----- Information supplied

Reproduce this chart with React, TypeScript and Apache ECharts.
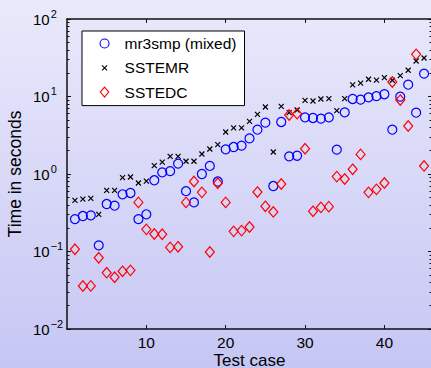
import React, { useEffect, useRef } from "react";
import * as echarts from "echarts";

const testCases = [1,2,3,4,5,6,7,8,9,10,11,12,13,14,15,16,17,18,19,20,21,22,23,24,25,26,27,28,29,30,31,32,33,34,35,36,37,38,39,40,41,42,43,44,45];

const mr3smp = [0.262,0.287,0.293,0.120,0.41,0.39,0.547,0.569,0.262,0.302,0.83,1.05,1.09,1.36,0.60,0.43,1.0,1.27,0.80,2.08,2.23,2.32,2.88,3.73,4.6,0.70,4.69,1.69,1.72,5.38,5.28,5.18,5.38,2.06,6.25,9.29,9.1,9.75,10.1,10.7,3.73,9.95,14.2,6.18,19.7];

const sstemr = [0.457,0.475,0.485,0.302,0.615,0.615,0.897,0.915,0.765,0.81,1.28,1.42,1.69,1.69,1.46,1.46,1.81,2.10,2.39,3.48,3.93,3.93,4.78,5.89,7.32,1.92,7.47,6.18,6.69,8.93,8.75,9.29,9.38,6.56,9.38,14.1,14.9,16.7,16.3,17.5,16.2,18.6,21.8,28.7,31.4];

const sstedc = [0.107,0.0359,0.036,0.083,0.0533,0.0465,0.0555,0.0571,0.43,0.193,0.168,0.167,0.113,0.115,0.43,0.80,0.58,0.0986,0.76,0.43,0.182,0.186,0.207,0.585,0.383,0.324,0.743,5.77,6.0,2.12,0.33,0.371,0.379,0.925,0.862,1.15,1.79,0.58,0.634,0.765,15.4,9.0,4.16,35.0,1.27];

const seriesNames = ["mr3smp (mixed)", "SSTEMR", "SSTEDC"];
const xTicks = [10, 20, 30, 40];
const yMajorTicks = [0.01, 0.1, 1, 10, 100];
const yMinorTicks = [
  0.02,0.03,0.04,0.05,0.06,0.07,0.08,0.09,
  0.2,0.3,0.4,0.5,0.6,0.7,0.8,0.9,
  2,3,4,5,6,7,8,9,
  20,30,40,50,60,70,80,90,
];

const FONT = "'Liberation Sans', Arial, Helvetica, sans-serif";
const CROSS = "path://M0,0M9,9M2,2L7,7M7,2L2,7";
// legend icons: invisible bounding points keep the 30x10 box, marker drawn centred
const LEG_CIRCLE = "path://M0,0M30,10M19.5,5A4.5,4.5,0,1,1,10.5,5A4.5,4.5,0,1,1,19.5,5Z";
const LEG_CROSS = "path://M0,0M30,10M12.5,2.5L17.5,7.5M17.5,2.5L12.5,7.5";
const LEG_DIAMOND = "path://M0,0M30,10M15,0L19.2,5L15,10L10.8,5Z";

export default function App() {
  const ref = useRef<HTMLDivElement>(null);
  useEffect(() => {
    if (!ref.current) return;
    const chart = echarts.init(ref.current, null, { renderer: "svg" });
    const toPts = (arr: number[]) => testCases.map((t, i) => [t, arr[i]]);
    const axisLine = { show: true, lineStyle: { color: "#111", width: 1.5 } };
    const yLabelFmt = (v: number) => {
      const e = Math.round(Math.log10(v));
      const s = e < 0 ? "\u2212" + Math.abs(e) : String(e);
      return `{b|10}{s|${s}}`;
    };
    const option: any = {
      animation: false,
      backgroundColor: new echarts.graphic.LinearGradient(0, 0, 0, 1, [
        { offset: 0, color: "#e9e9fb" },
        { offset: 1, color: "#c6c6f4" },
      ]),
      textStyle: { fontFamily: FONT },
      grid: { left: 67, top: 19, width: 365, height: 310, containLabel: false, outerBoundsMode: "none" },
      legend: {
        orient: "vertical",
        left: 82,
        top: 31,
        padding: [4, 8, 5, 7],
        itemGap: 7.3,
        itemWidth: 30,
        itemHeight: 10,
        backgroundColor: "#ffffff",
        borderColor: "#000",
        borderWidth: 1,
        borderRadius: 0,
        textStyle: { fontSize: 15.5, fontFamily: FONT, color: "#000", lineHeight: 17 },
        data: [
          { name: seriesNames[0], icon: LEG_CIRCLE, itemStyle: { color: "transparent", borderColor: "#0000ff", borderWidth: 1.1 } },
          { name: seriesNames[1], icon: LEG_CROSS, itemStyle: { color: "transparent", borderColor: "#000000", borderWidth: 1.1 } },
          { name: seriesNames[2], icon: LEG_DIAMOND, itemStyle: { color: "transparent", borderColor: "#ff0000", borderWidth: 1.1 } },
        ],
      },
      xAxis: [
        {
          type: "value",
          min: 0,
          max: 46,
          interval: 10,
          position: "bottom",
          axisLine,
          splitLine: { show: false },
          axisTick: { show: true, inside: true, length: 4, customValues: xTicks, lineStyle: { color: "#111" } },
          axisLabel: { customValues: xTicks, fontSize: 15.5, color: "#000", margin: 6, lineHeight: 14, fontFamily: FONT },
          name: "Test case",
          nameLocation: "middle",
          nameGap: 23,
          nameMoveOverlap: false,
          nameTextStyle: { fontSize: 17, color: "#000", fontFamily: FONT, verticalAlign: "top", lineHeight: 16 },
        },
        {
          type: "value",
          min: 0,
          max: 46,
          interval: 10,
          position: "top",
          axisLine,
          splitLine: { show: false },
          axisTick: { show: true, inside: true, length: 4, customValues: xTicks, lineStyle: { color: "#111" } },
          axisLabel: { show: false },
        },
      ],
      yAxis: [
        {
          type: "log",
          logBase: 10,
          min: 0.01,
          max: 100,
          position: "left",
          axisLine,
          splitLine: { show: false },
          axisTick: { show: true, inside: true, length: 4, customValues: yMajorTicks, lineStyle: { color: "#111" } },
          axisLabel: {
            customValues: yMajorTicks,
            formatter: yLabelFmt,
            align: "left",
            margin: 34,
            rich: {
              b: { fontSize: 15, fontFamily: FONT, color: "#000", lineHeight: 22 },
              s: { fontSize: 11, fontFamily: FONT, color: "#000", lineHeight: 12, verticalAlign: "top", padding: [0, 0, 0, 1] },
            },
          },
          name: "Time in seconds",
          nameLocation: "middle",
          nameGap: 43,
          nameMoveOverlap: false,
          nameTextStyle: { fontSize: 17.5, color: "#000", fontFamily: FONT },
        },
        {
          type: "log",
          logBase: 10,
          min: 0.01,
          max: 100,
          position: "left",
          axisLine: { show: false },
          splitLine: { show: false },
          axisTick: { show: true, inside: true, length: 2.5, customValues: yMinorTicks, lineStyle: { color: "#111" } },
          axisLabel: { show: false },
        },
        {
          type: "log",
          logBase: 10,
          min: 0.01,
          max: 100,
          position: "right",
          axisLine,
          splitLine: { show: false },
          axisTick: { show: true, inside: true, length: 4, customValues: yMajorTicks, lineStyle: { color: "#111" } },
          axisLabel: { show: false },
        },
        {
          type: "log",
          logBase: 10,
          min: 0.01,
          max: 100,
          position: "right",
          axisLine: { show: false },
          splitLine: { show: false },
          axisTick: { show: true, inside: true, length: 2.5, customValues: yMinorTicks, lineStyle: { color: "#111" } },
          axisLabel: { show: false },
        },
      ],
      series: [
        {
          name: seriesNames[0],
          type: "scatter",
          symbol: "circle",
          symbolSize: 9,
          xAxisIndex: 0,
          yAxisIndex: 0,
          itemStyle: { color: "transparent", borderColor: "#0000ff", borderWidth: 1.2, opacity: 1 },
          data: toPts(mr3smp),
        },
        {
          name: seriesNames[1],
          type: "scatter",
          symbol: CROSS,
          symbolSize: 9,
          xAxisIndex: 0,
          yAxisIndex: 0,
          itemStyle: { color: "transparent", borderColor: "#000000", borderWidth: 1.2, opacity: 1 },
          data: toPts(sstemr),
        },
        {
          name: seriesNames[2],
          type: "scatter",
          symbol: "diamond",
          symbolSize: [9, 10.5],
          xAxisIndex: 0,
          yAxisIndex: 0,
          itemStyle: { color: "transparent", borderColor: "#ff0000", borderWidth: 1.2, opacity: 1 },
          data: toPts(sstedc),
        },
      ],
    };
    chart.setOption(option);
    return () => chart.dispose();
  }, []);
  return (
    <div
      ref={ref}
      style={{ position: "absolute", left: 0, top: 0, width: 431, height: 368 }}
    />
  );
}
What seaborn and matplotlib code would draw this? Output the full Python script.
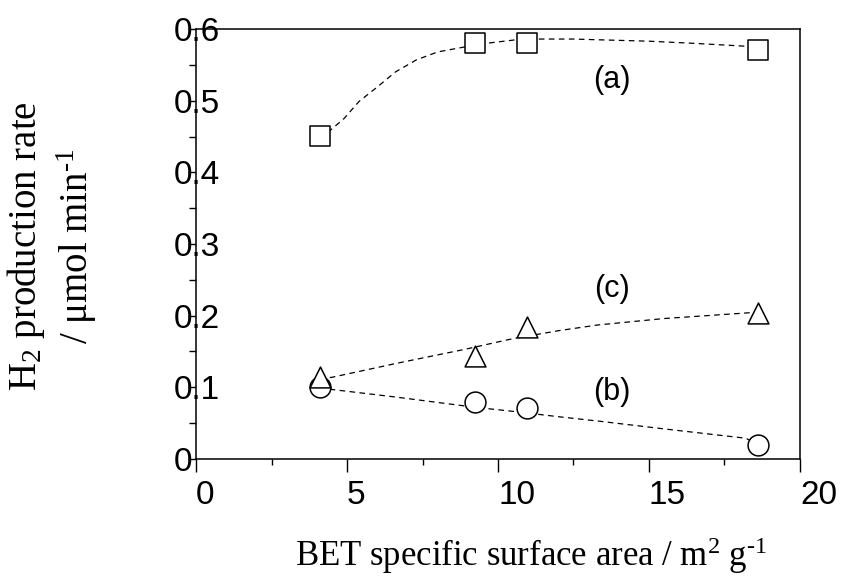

----------

Task details:
Report how many lines in the records hold the word "React", giving the number and nothing else.

Answer to the exercise:
2